5inthebed · 23/03/2009 18:12

I am so fed up with the issues around food and DS2. He will only eat "familiar" foods. It all has to look the me as what he is use to, otherwise he just wont touch it. For instance, he loves spaghetti but heaven forbid I give him pasta spirals or penne. However, I refuse to be beaten on the food front. It sin't fair on the rest of the family and I'm certainly not cooking just to cater for him all the time. I try introduce the same food, but in different shapes.

Take tonight for example. Instead of cornbeef hash, I made cornbeef patties. Same ingredients, tastes the same, just not a mountain but a few round shapes instead. DS2 refused to eat them. Screamed and shouted, total meltdown. I'm refusing to give in to this, but am I just being silly. As he ate the vegetables off his plate I won't give him anything else other than his yoghurt for supper, ut he is asking for food because he is hungry

Does anyone else suffer with this (silly question, I know some of you do) and how much do you give into? Am I being cruel not letting hi have his usual foods or not giving him something else?

OP posts:
allytjd · 29/03/2009 11:52

I seem to be luckier than most, DS2 loves fruit and veg,even sprouts!
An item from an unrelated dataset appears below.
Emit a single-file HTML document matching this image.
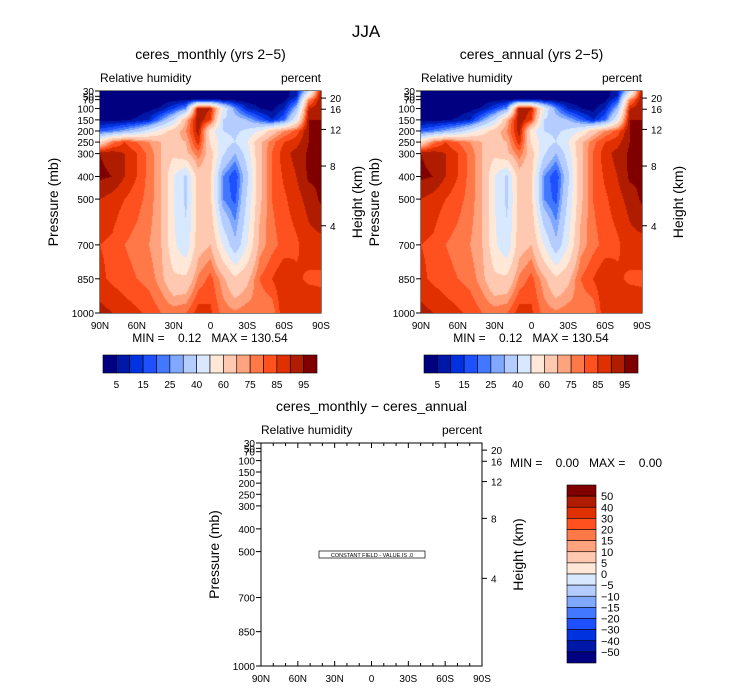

He always eats them first, but, he still has some very strong hates, the one that causes the most problems is butter, both my older boys will not go near butter, it means I always have to make sandwiches, thay won't eat butter cream icing either, childrens party food is a bit of a disater for them but I usually hoover up what they leave for them . DS2 also hates cheese but recently decided to try some as he was wondering why he like cheese flavoured crisps but not cheese, unfortunately he still hated it but it was encouraging that the descision to try came from him. i definitely agree about not making mealtimes a battleground.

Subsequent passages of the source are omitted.